Creative companies will win the battle of the 21st century, of this decade, of the next week, for that matter.
What is creativity?
n early November 1997 when, sitting with a corporate client in his New York office, he said – in an aside from the matter at hand while gazing out the window into space – “We need more creativity around here.”
After a long pause during which I realized I wouldn’t know how to answer the question, “What is creativity?” I asked him that question. Another long pause and then his answer: “I don’t know, but I’ll know it when I see it.”
Thus began my ongoing quest to understand creativity: extensive research, vast readings, live experimentation, inventing and delivering a graduate leadership course on creativity, and practical application with clients.

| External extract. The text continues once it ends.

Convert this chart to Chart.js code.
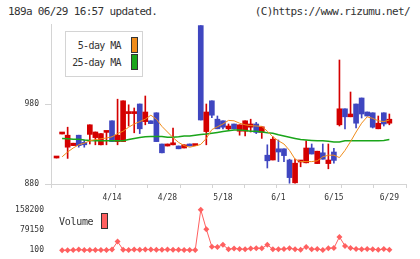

What resulted was enough material to write a book – which I might still do – but much more than I can fit here. So, the practical thing for now is to offer you 12 ideas that, as years of study have shown, are essential in building a culture of creativity that creates a creative environment in which the creative process fosters creative thinking that leads to innovation.
Creativity and Innovation
To be clear, let’s define the difference between creativity and innovation, two terms that are often interchanged, almost always incorrectly. Creativity is a trait – whether personal or organizational – that leads to something new. Innovation is that something new. From creativity comes innovation. Innovation is applied creativity. Innovation is what creativity looks like.
One assumption is being made here: that there are in your organization creative people and that they are not there by accident but by design because that’s what you’ve decided your organization will be like. With that, here are …
12 Essentials to Creating a Culture of Creativity
1. Always engage in mind stretching. Seek exposure to things beyond your current level of understanding, both business-related and not. “The most beautiful experience you can ever have,” declared Albert Einstein, “is to gaze at a mystery.”
2. Say “what if?” A lot. If Einstein hadn’t asked what his peers called a childish question – “What would it be like to ride on a beam of light?” – we might still be waiting for someone to discover that E = mc2.
3. Break all the rules. Have you ever read The Apple Manifesto? “Here’s to the Crazy Ones” says, among other things, “They’re not fond of rules. And they have no respect for the status quo. ” Right. They’re Apple.
4. Set unreasonable expectations. Boeing’s willingness to build jet engines for commercial use, and Airbus’ willingness to build a plane – the A380 – that was too big to be built in any one factory in the world and too big to take off or land in any runway in the world (at time of initial idea) are well-known stories of success when others wouldn’t dare.
5. Be ready to abandon your expectations. In 1957, Alfred Fielding and Marc Chavaness were making a textured wallpaper with tiny air bubbles, a product that went nowhere. By 1960, they had formed Sealed Air Corporation and were making bubble wrap. They changed their expectations – and the world along with that.
6. Stretch your definitions. Those in the telephone business 50 years ago who saw only phones are gone. The ones who saw more? Look in your pocket.
7. Create a cause, not a plan. When Jack Welch became CEO of GE, he quickly said of their 17 companies, “We’re going to be # 1 or # 2 in every business we’re in, or we’re getting out of the business.” It didn’t take long for all GE employees to know why they were coming to work every day.
8. Listen to new voices; embrace new ideas. Welch again. Nobody encouraged cross-pollination of ideas and talent more than he did.
9. Let talent prevail. John Wooden always said he’d rather have talent than experience. Know a more successful coach in history?
10. Reduce the risk of experimentation. Then reward it. 3M allows their senior scientists a lot of unstructured time while pursuing new ideas. Failure is not feared because out of it comes successes like Scotch Tape, Masking Tape, Post-It-Notes, and thousands of other successful products.
11. Create dimension, not disagreement. Lou Gerstner took over IBM in a time of internal strife. What he created was IBM Global Services. His book “Who Says Elephants Can’t Dance?” tells the classic story.
12. Act like a cell – divide, divide, divide. In the nineties I worked on a consulting team that designed a section of Johnson & Johnson’s online onboarding system. When it worked for one of their 180+ companies (at the time), it was applied to all.
Implementing all twelve at once might be a stretch, but picking one is a good start.